Le rapport de l’homme à la religion semble ambigu, comme l’atteste la dualité de l’étymologie de la religion qui désigne à la fois le fait de se recueillir (adhérer par la foi à un principe supérieur) et de se relier (entrer dans une communauté de fidèles). En effet, la religion comme croyance individuelle enseigne à l’homme sa fragilité et la précarité de son existence temporelle : accepter une vérité révéler, c’est accepter de ne pas s’appartenir totalement, de ne pas maîtriser tous les facteurs de son existence, et de dépendre de forces supérieures, divines et transcendantes. Cependant, toute religion peut également s’apparenter à un message d’espoir puisque la croyance enseigne à l’homme qu’il n’est pas perdu au milieu d’un monde qui lui serait définitivement hostile. Le problème de ce sujet se centre donc sur la question du sens à donner à la façon dont la religion pourrait « conduire l’homme au-delà de lui-même ». Cette expression ne recouvre-t-elle pas un paradoxe.
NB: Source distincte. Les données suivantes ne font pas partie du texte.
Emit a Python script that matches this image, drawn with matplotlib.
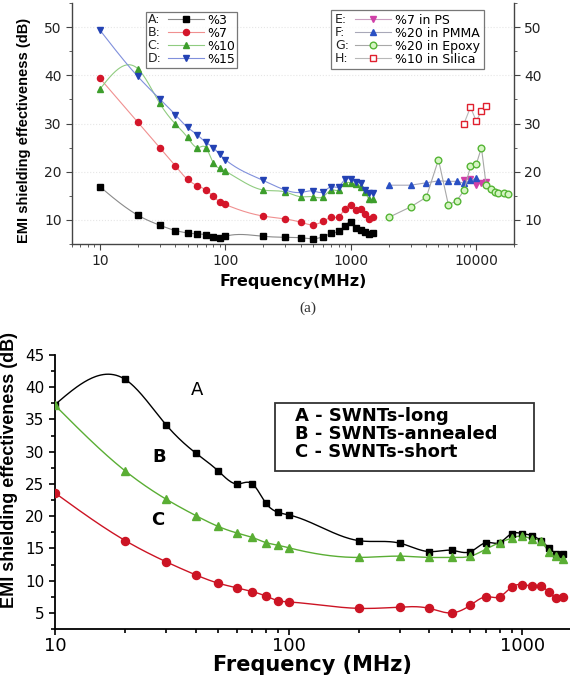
import numpy as np
import matplotlib
matplotlib.use("Agg")
import matplotlib.pyplot as plt
import matplotlib.ticker as mticker
from matplotlib.lines import Line2D
from matplotlib.text import Text
from matplotlib.patches import Rectangle
from matplotlib.legend_handler import HandlerLine2D

plt.rcParams['font.family'] = ['DejaVu Sans']
NARROW = ['Liberation Sans', 'DejaVu Sans']

# ---------------- data: panel (a) ----------------
freq_a = [10, 20, 30, 40, 50, 60, 70, 80, 90, 100, 200, 300, 400, 500, 600, 700,
          800, 900, 1000, 1100, 1200, 1300, 1400, 1500]
se_A3 = [16.9, 11.0, 8.9, 7.8, 7.3, 7.1, 6.9, 6.4, 6.3, 6.6, 6.6, 6.4, 6.3, 6.1, 6.5, 7.2,
         7.6, 8.7, 9.6, 8.4, 8.0, 7.5, 7.0, 7.2]
se_B7 = [39.4, 30.3, 25.0, 21.2, 18.4, 17.1, 16.2, 14.9, 13.8, 13.2, 10.8, 10.2, 9.5, 9.0, 9.7, 10.5,
         10.7, 12.3, 13.1, 12.1, 12.3, 11.2, 10.2, 10.5]
se_C10 = [37.1, 41.4, 34.2, 29.9, 27.1, 25.0, 25.0, 21.9, 20.7, 20.1, 16.2, 15.8, 14.8, 14.8, 14.8, 16.2,
          16.2, 17.6, 17.7, 17.4, 16.9, 15.8, 14.3, 14.3]
se_D15 = [49.4, 39.8, 35.1, 31.8, 29.2, 27.6, 26.1, 25.0, 23.6, 22.5, 18.2, 16.2, 15.7, 16.0, 15.8, 16.9,
          16.9, 18.4, 18.4, 17.9, 17.6, 16.2, 15.5, 15.5]

freq_E = [8000, 9000, 10000, 11000, 12000]
se_E = [18.3, 18.4, 17.3, 17.7, 17.9]
freq_F = [2000, 3000, 4000, 5000, 6000, 7000, 8000, 9000, 10000]
se_F = [17.2, 17.2, 17.7, 18.1, 18.0, 18.0, 17.6, 18.2, 18.6]
freq_G = [2000, 3000, 4000, 5000, 6000, 7000, 8000, 9000, 10000, 11000, 12000, 13000,
          14000, 15000, 16500, 18000]
se_G = [10.5, 12.7, 14.7, 22.5, 13.1, 14.0, 16.1, 21.1, 21.5, 25.0, 17.2, 16.5,
        15.8, 15.6, 15.6, 15.4]
freq_H = [8000, 9000, 10000, 11000, 12000]
se_H = [30.0, 33.4, 30.5, 32.6, 33.6]

letters_a = ['A:', 'B:', 'C:', 'D:']
labels_a = ['%3', '%7', '%10', '%15']
letters_b = ['E:', 'F:', 'G:', 'H:']
labels_b = ['%7 in PS', '%20 in PMMA', '%20 in Epoxy', '%10 in Silica']

# ---------------- data: panel (b) ----------------
freq_b = [10, 20, 30, 40, 50, 60, 70, 80, 90, 100, 200, 300, 400, 500, 600, 700,
          800, 900, 1000, 1100, 1200, 1300, 1400, 1500]
se_long = [37.3, 41.2, 34.1, 29.8, 27.0, 25.0, 25.0, 22.0, 20.6, 20.2, 16.2, 15.8, 14.5, 14.7, 14.5, 15.9,
           15.9, 17.3, 17.3, 17.0, 16.2, 15.1, 14.2, 14.2]
se_annealed = [37.2, 27.0, 22.6, 20.1, 18.4, 17.4, 16.7, 15.9, 15.5, 15.1, 13.6, 13.8, 13.6, 13.6, 13.8, 14.9,
               15.9, 16.6, 16.9, 16.5, 16.1, 14.5, 13.8, 13.3]
se_short = [23.6, 16.2, 12.9, 10.9, 9.6, 8.9, 8.3, 7.6, 6.9, 6.7, 5.7, 5.9, 5.7, 5.0, 6.2, 7.5,
            7.5, 9.0, 9.4, 9.2, 9.2, 8.2, 7.3, 7.4]
legend_b = ['A - SWNTs-long', 'B - SWNTs-annealed', 'C - SWNTs-short']
curve_letters = ['A', 'B', 'C']


def smooth(x, y, n=400):
    """Natural cubic spline through the data in log-x, used only for drawing the line."""
    t = np.log10(np.asarray(x, float))
    y = np.asarray(y, float)
    k = len(t)
    h = np.diff(t)
    M = np.zeros((k, k))
    r = np.zeros(k)
    M[0, 0] = M[-1, -1] = 1
    for i in range(1, k - 1):
        M[i, i - 1] = h[i - 1]
        M[i, i] = 2 * (h[i - 1] + h[i])
        M[i, i + 1] = h[i]
        r[i] = 3 * ((y[i + 1] - y[i]) / h[i] - (y[i] - y[i - 1]) / h[i - 1])
    c = np.linalg.solve(M, r)
    b = (y[1:] - y[:-1]) / h - h * (2 * c[:-1] + c[1:]) / 3
    d = (c[1:] - c[:-1]) / (3 * h)
    tt = np.linspace(t[0], t[-1], n)
    idx = np.clip(np.searchsorted(t, tt) - 1, 0, k - 2)
    dt = tt - t[idx]
    yy = y[idx] + b[idx] * dt + c[idx] * dt ** 2 + d[idx] * dt ** 3
    return 10 ** tt, yy


class LetterHandler(HandlerLine2D):
    def __init__(self, letter, **kw):
        super().__init__(**kw)
        self.letter = letter

    def create_artists(self, legend, orig_handle, xdescent, ydescent, width, height, fontsize, trans):
        lw = width * 0.64
        arts = super().create_artists(legend, orig_handle, xdescent - (width - lw), ydescent,
                                      lw, height, fontsize, trans)
        t = Text(-xdescent, -ydescent + height / 2.0, self.letter, fontsize=fontsize,
                 va='center', ha='left', color='#222222')
        t.set_transform(trans)
        return list(arts) + [t]


fig = plt.figure(figsize=(5.7, 6.79), dpi=100)

# ================= panel (a) =================
ax1 = fig.add_axes([72 / 570, 1 - 244 / 679, (514 - 72) / 570, (244 - 3) / 679])
styles_a = [
    (se_A3, 's', 'black', 'black', '#8a8a8a', 3.8),
    (se_B7, 'o', '#d4162a', '#d4162a', '#f09090', 4.4),
    (se_C10, '^', '#3d9e2c', '#3d9e2c', '#90cc80', 4.8),
    (se_D15, 'v', '#2342b4', '#2342b4', '#8090dc', 4.8),
]
handles_a = []
for (vals, mk, fc, ec, lc, ms) in styles_a:
    xs, ys = smooth(freq_a, vals)
    ax1.plot(xs, ys, color=lc, lw=0.8, zorder=2)
    ax1.plot(freq_a, vals, ls='none', marker=mk, ms=ms, mfc=fc, mec=ec, zorder=3)
    handles_a.append(Line2D([], [], color=lc, lw=0.8, marker=mk, ms=ms, mfc=fc, mec=ec))

styles_b = [
    (freq_E, se_E, 'v', '#d040a8', '#d040a8', '#c9a0c0', 4.8),
    (freq_F, se_F, '^', '#2a50c4', '#2a50c4', '#a8a8b8', 4.8),
    (freq_G, se_G, 'o', '#d6f5c4', '#55b535', '#a8a8a8', 4.8),
    (freq_H, se_H, 's', 'white', '#e0202e', '#b8b8b8', 4.6),
]
handles_b = []
for (fx, vals, mk, fc, ec, lc, ms) in styles_b:
    ax1.plot(fx, vals, color=lc, lw=0.8, marker=mk, ms=ms, mfc=fc, mec=ec, mew=1.0, zorder=3)
    handles_b.append(Line2D([], [], color=lc, lw=0.8, marker=mk, ms=ms, mfc=fc, mec=ec, mew=1.0))

ax1.set_xscale('log')
ax1.set_xlim(6, 20000)
ax1.set_ylim(5, 55)
ax1.yaxis.set_major_locator(mticker.MultipleLocator(10))
ax1.yaxis.set_minor_locator(mticker.MultipleLocator(5))
ax1.xaxis.set_major_locator(mticker.FixedLocator([10, 100, 1000, 10000]))
ax1.xaxis.set_major_formatter(mticker.FuncFormatter(lambda v, p: f'{v:g}'))
ax1.xaxis.set_minor_formatter(mticker.NullFormatter())
ax1.spines['top'].set_visible(False)
for s in ['left', 'right', 'bottom']:
    ax1.spines[s].set_color('#444444')
    ax1.spines[s].set_linewidth(1.0)
ax1.tick_params(which='both', direction='out', colors='#444444', labelcolor='#222222',
                left=True, right=True, labelright=True, labelsize=10)
ax1.tick_params(which='major', length=4)
ax1.tick_params(which='minor', length=2.5)
ax1.grid(axis='y', which='major', color='#e6e6e6', ls=':', lw=0.8)
ax1.set_axisbelow(True)
ax1.set_xlabel('Frequency(MHz)', fontsize=11.5, fontweight='bold', labelpad=4)
ax1.set_ylabel('EMI shielding effectiveness (dB)', fontsize=10.5, fontweight='bold',
               family=NARROW)
ax1.yaxis.set_label_coords(-0.092, 0.47)

leg1 = ax1.legend(handles_a, labels_a, loc='upper left', bbox_to_anchor=(0.167, 0.963),
                  borderaxespad=0, fontsize=9, frameon=True, fancybox=False,
                  edgecolor='#555555', handlelength=4.5, handletextpad=0.3,
                  labelspacing=0.0, borderpad=0.15,
                  handler_map={h: LetterHandler(l) for h, l in zip(handles_a, letters_a)})
leg1.get_frame().set_linewidth(0.9)
ax1.add_artist(leg1)
leg2 = ax1.legend(handles_b, labels_b, loc='upper left', bbox_to_anchor=(0.586, 0.971),
                  borderaxespad=0, fontsize=9, frameon=True, fancybox=False,
                  edgecolor='#555555', handlelength=4.5, handletextpad=0.3,
                  labelspacing=0.0, borderpad=0.3,
                  handler_map={h: LetterHandler(l) for h, l in zip(handles_b, letters_b)})
leg2.get_frame().set_linewidth(0.9)

fig.text(308 / 570, 1 - 308 / 679, '(a)', ha='center', va='center', fontsize=11,
         family=['Liberation Serif', 'DejaVu Serif'], color='#333333')

# ================= panel (b) =================
ax2 = fig.add_axes([55 / 570, 1 - 629 / 679, (570 - 55) / 570, (629 - 355) / 679])
series_b = [
    (se_long, 's', 'black', 4.6),
    (se_annealed, '^', '#5aae34', 6.2),
    (se_short, 'o', '#cc1424', 5.8),
]
for (vals, mk, col, ms) in series_b:
    xs, ys = smooth(freq_b, vals)
    ax2.plot(xs, ys, color=col, lw=1.0, zorder=2)
    ax2.plot(freq_b, vals, ls='none', marker=mk, ms=ms, color=col, zorder=3)

ax2.set_xscale('log')
ax2.set_xlim(10, 1600)
ax2.set_ylim(2.5, 45)
ax2.yaxis.set_major_locator(mticker.MultipleLocator(5))
ax2.yaxis.set_minor_locator(mticker.MultipleLocator(2.5))
ax2.xaxis.set_major_locator(mticker.FixedLocator([10, 100, 1000]))
ax2.xaxis.set_major_formatter(mticker.FuncFormatter(lambda v, p: f'{v:g}'))
ax2.xaxis.set_minor_formatter(mticker.NullFormatter())
ax2.spines['top'].set_visible(False)
ax2.spines['right'].set_visible(False)
for s in ['left', 'bottom']:
    ax2.spines[s].set_linewidth(1.3)
ax2.tick_params(which='both', direction='out', width=1.2)
ax2.tick_params(which='major', length=4.5)
ax2.tick_params(which='minor', length=3)
ax2.tick_params(axis='y', labelsize=11, pad=3)
ax2.tick_params(axis='x', labelsize=13, pad=1)
ax2.set_xlabel('Frequency (MHz)', fontsize=15, fontweight='bold', labelpad=0)
ax2.set_ylabel('EMI shielding effectiveness (dB)', fontsize=13, fontweight='bold',
               family=NARROW)
ax2.yaxis.set_label_coords(-0.072, 0.58)

ax2.text(0.276, 0.872, curve_letters[0], transform=ax2.transAxes, fontsize=13,
         ha='center', va='center')
ax2.text(0.202, 0.628, curve_letters[1], transform=ax2.transAxes, fontsize=13,
         fontweight='bold', ha='center', va='center')
ax2.text(0.200, 0.398, curve_letters[2], transform=ax2.transAxes, fontsize=13,
         fontweight='bold', ha='center', va='center')

# legend box (frame drawn as a rectangle so padding can differ horizontally/vertically)
ax2.add_patch(Rectangle(((275 - 55) / 515, (629 - 471) / 274), 259 / 515, 68 / 274,
                        transform=ax2.transAxes, facecolor='white', edgecolor='#333333',
                        lw=1.3, zorder=4, clip_on=False))
blank = [Line2D([], [], ls='none') for _ in legend_b]
leg3 = ax2.legend(blank, legend_b, loc='upper left', bbox_to_anchor=(0.466, 0.812),
                  borderaxespad=0, frameon=False, handlelength=0, handletextpad=0,
                  labelspacing=0.0, borderpad=0, prop={'weight': 'bold', 'size': 13})
leg3.set_zorder(5)

fig.savefig('out.png', dpi=100)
La religion serait à ce titre à la fois être un message de dévalorisation de la situation de l’homme ici-bas (puisque la créature est fragile et pêcheresse et sa valeur se situerait dans un salut qui met fin à son existence terrestre) et un message d’espoir permettant à l’homme de ne pas souffrir de sa fragilité existentielle (puisque l’homme pourrait ainsi gagner son salut dans son existence terrestre). Ces deux interprétations du sujet sont-elles exclusives ? Comment comprendre leur rapport ?

[...]

Plan proposé

Partie 1

a

La religion conduit l’homme au-delà de lui-même puisque la croyance en une transcendance dévalorise l’enfermement dans une vie matérielle et purement terrestre, qui ne correspond pas vraiment à l’homme. Vivre sans croyances revient bien souvent à vivre dans une illusion de la maîtrise de soi, sans s’interroger sur le sens fondamental des choses.

b

La religion permettrait ainsi à l’homme de dépasser la misère de son existence solitaire, parce qu’elle enseignerait une vérité originelle qui n’est pas présente immédiatement mais qui est pourtant nécessaire.

c

En ce sens, la religion force l’homme à changer son regard sur le monde, à se déprendre de sa subjectivité pour se vivre en communauté et s’ouvrir aux autres.

Partie 2

a

Ce dépassement de soi semble toutefois correspondre à un enfermement dans la mesure où l’homme se trouve confronté à une contradiction désespérante entre un monde terrestre qu’il ne peut quitter et une vérité transcendante qui lui reste interdite tant que dure son existence terrestre.

b

Ne faut-il pas alors voir la religion comme une dangereuse muse qui entretient l’homme dans l’espoir incertain d’une existence céleste, et qui le conduit donc indûment dans un au-delà qui n’est que fictif ?

c

La religion ne conduirait donc pas l’homme véritablement au-delà de lui-même, puisqu’elle nierait fondamentalement la valeur du moi et pousserait l’individu à se renier pour se plier à des règles comportementales.

Partie 3

a

Toutefois, plutôt qu’une dévalorisation fondamentale, peut-être faut-il considérer la religion comme un véritable dépassement de soi, c’est-à-dire comme un discours moral permettant à l’homme de ne pas se laisser enfermer dans ses peurs et ses passions immédiates.

b

La religion ne serait donc ni un discours enseignant une vérité révélée, ni une prescription commandant le renoncement à soi, mais une morale de vie qui apprend à comprendre son existence terrestre et à mieux la vivre.

c

Dès lors, la religion serait un enseignement de sagesse qui donne un sens à ce qui apparaît de prime abord absurde, et permet de prend le recul nécessaire pour ne pas souffrir de l’absurdité de ce qui arrive sans qu’on le veuille.